Lost Luggage: Getting There Is Half The Fun, Sometimes

On one hand, it would be nice if we could transport to destinations via Star Trek technology that some future generation might enjoy, skipping the airports, flights, transfers and meals along the way.  Just right to the place we want to visit, without jet lag, expense or time.  On the other hand, getting there is half the fun to many travelers. Researching and planning in advance of travel, then the unexpected surprises that come up along the way make for some great stories later.  Here is one of those.

My entire life I had never lost luggage one time, until the last two trips; one was for a marvelous round-trip Barbados sailing of Star Clippers’ Royal Clipper and the other a trip to Europe for to report Viking River Cruises 2014 Christening of 20 ships in a day.   Both events were lifetime quality experiences and both started out less than smoothly due to lost luggage, resulting in the following  personal rule for travel:

Never Check Luggage Ever Again
I see people who travel all the time, million-milers who have probably earned the ability to check their house if needed, with two pieces of luggage: A carry on that maximizes the amount of overhead storage available and a personal item that maximizes the amount of space under the seat.  This is how I will travel in the future, completely eliminating the possibility of losing my luggage ever again.
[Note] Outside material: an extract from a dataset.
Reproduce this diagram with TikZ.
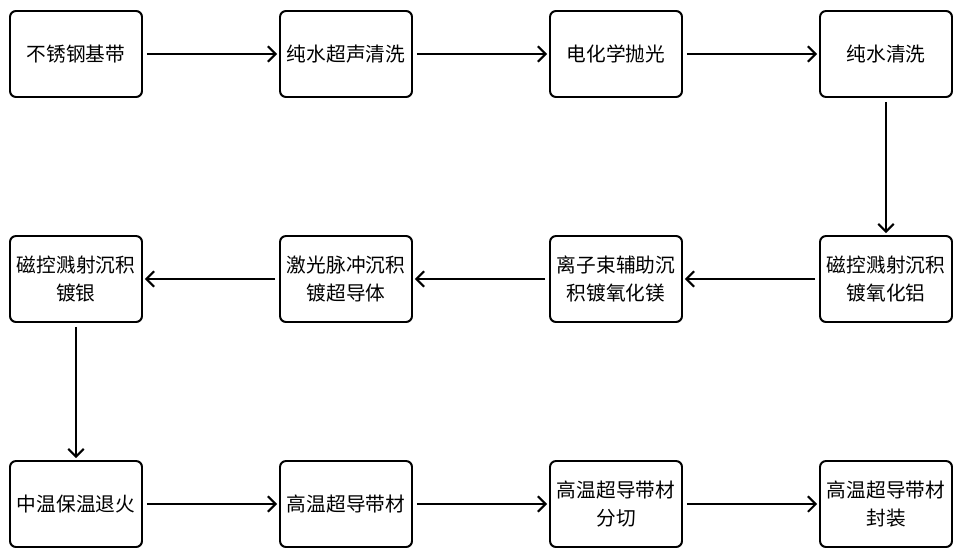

The above pretty much takes care of the potential problem but could prove difficult for those who require the space gained by checking luggage.   To those people, we suggest:

  • Use your smartphone to capture an image of your luggage- At the lost luggage counter in Barbados then again far away in Marseilles, France, they use the same ‘identify your luggage’ mugshots, asking those afflicted to choose one that most closely matches the look of their wayward luggage.  None of them ever matched our luggage.
  • ‘Many Bags Look Alike’, we’re told at luggage carousels around the world.  Want yours to stand out?  Take a can of spray paint to it, tagging all sides so you can be 15 feet back in a line of people looking for their luggage and see yours.  This should also help eliminate the fear of  ‘Did someone else take my bag?’. Those colorful do dads we see at airports around the world are more common that one might imagine.  Gang-style tagging; not so much.   Make your fashion statement elsewhere, luggage is all about having it.
  • Initially, The Cruise Line Will Be Absolutely No Help- However airfare was purchased, independently via a travel agent or through the cruise line, once that first flight takes off, we’re on our own. Know  how to file a claim for lost luggage and appropriate phone numbers or contact information.  You will be dealing with the airline, not the cruise line, to locate your luggage.
  • Later, The Cruise Line Jumps In To Help- Once lost luggage is located, if not readily available, the cruise line gets involved, coordinating with the airline to deliver luggage at a future port. Cruise lines commonly try to do what they can to minimize the disruption to travel once they have you on board.  The Hotel Manager on Royal Clipper had a personal items kit delivered to our stateroom and invited us to pick something to wear from the ship’s gift shop.
  • Buy Travel Insurance that has flight delay and lost luggage coverage. Lost luggage is one solid reason for some sort of travel protection.  I have an annual plan with TravelGuard which includes a Concierge Service that I would have turned to in both cases if  going through normal channels did not work.
  • Cross Pack between checked and carry-on, thinking “If I never see this checked luggage again, what will I lose that I can not do without”.  Other than items that can not be brought into the passenger cabin of an aircraft, try to have at least a sampling of other necessities;  a change of clothes comes to mind.  This is something we have done for years but came from a time when luggage took a long time to get delivered to cabins on embarkation day.  Then, we included a swim suit and something to wear to dinner, just in case luggage did not arrive until late.
  • Consider Connection Time Between Flights- On our trip to Barbados, we flew from Orlando to Miami first.  Our original flight delayed, arrival was late in Miami.  Running to the gate to make that flight to Barbados, we barely made it.  Our luggage did not.  We suggest at least two hours between connecting domestic flights, 3 hours for international flights, keeping in mind its not just you that has to make it to the next flight but also your luggage.

In our case, we did not let lost luggage incidents ruin travel.  We’ve seen that happen too.  Lost luggage, delayed flights, itinerary changes, that jerk ahead of you in line, lines in general; all could be hard to shake incidents that ruin travel for us.  Don’t let that happen.  Isolate those incidents, compartmentalize them as separate events; deal with them and move along.   Getting there can indeed be half the fun when we realize and accept that not everything is going to go as planned.